With unemployment at 20 percent, the highest level in the European Union, getting paid under the table or dodging taxes is a safety net for millions of Spaniards in hard times.
For plenty of other Spaniards in the small business sector, it is the only way they have ever operated.
"In this country people show off about dodging taxes. The consequences of that level of tolerance (of fraud) is devastating for the economy," said Javier Diaz-Gimenez, economist at IESE Business School in Barcelona.
For example, when a Spaniard takes out a mortgage the loan officer often asks for the price of the house for tax purposes and the real amount of cash that exchanged hands.
Such common practices mean the underground economy may be equivalent to up to one fifth of total gross domestic product, or around 200 billion euros, according to estimates by economists and a government minister.
Economists say Spain's black market is partly counter-cyclical, growing in size when the economy shrinks, and partly correlated to tax rates and labour market reforms that make it cheaper for companies to hire and fire.

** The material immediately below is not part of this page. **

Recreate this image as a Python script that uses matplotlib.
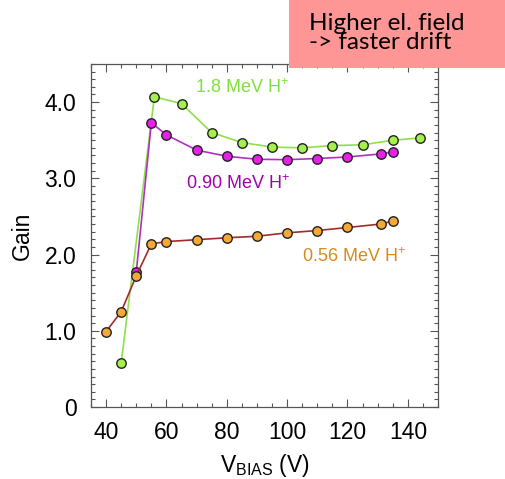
import matplotlib
matplotlib.use("Agg")
import matplotlib.pyplot as plt
from matplotlib.patches import Rectangle
from matplotlib.ticker import MultipleLocator

plt.rcParams['font.family'] = ['Liberation Sans', 'DejaVu Sans']
plt.rcParams['mathtext.fontset'] = 'custom'
plt.rcParams['mathtext.rm'] = 'Liberation Sans'

# Data
v_18 = [45, 56, 65, 75, 85, 95, 105, 115, 125, 135, 144]
g_18 = [0.58, 4.07, 3.98, 3.60, 3.47, 3.41, 3.40, 3.43, 3.44, 3.50, 3.53]

v_090 = [50, 55, 60, 70, 80, 90, 100, 110, 120, 131, 135]
g_090 = [1.77, 3.73, 3.57, 3.37, 3.29, 3.25, 3.245, 3.26, 3.28, 3.32, 3.35]

v_056 = [40, 45, 50, 55, 60, 70, 80, 90, 100, 110, 120, 131, 135]
g_056 = [0.99, 1.25, 1.72, 2.14, 2.17, 2.195, 2.22, 2.24, 2.285, 2.315, 2.355, 2.40, 2.44]

xticks = [40, 60, 80, 100, 120, 140]
yticks = [0, 1, 2, 3, 4]
ytick_labels = ['0', '1.0', '2.0', '3.0', '4.0']

fig = plt.figure(figsize=(5.05, 4.79), dpi=100)
ax = fig.add_axes([91/505, 1-407/479, (438-91)/505, (407-64)/479])

ms = 6.8
ax.plot(v_056, g_056, '-o', color='#a52a2a', lw=1.2, ms=ms, mfc='#f4a836', mec='#222222', mew=1.0, zorder=3)
ax.plot(v_18, g_18, '-o', color='#8ee04a', lw=1.2, ms=ms, mfc='#a6f04e', mec='#222222', mew=1.0, zorder=2)
ax.plot(v_090, g_090, '-o', color='#b030c0', lw=1.2, ms=ms, mfc='#e522e5', mec='#222222', mew=1.0, zorder=2)

ax.set_xlim(35, 150)
ax.set_ylim(0, 4.5)
ax.set_xticks(xticks)
ax.set_yticks(yticks)
ax.set_yticklabels(ytick_labels)
ax.xaxis.set_minor_locator(MultipleLocator(5))
ax.yaxis.set_minor_locator(MultipleLocator(0.1))
ax.tick_params(which='both', direction='in', top=True, right=True, color='#555555', width=0.8)
ax.tick_params(which='major', length=6, labelsize=16.5)
ax.tick_params(axis='y', which='major', pad=10.5)
ax.tick_params(axis='x', which='major', pad=10)
ax.tick_params(which='minor', length=3)
for s in ax.spines.values():
    s.set_color('#555555')
    s.set_linewidth(0.9)

ax.set_ylabel('Gain', fontsize=16.5, labelpad=8)
ax.set_xlabel(r'V$_{\mathregular{BIAS}}$ (V)', fontsize=16.5, labelpad=6)

ax.text(0.30, 0.93, r'1.8 MeV H$^{+}$', transform=ax.transAxes, color='#7fe03a', fontsize=13, va='center')
ax.text(0.275, 0.652, r'0.90 MeV H$^{+}$', transform=ax.transAxes, color='#a000b0', fontsize=13, va='center')
ax.text(0.607, 0.437, r'0.56 MeV H$^{+}$', transform=ax.transAxes, color='#d98a1c', fontsize=13, va='center')

fig.patches.append(Rectangle((289/505, 1-68/479), 216/505, 68/479, transform=fig.transFigure,
                             facecolor='#ff9696', edgecolor='none', zorder=5))
fig.text(309/505, 1-33/479, 'Higher el. field\n-> faster drift', fontsize=17.5, family=['Lato', 'DejaVu Sans'],
         color='black', va='center', ha='left', linespacing=0.85, zorder=6)

fig.savefig('out.png', dpi=100)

During the bust part of the boom and bust cycle, that command economies create. Spain's underground economy enables individuals to help themselves in times of despair. In a nation with a long history of governments destructive nature. It is no wonder that the underground economy has been engrained in the subconscious of many Spaniards. It has been their for them when the command economies fail.
For these black marketeers it is not looked at as conscious to participate in non cohesive market. But has become a natural reactions to the booms and bust command economies create. These unconscious black marketeers have come to learn these things from experience. Not from some counter economy theory out of so austrian economics book, they have lived it. Experience is the impetus of knowledge, it is the practice behind the theory.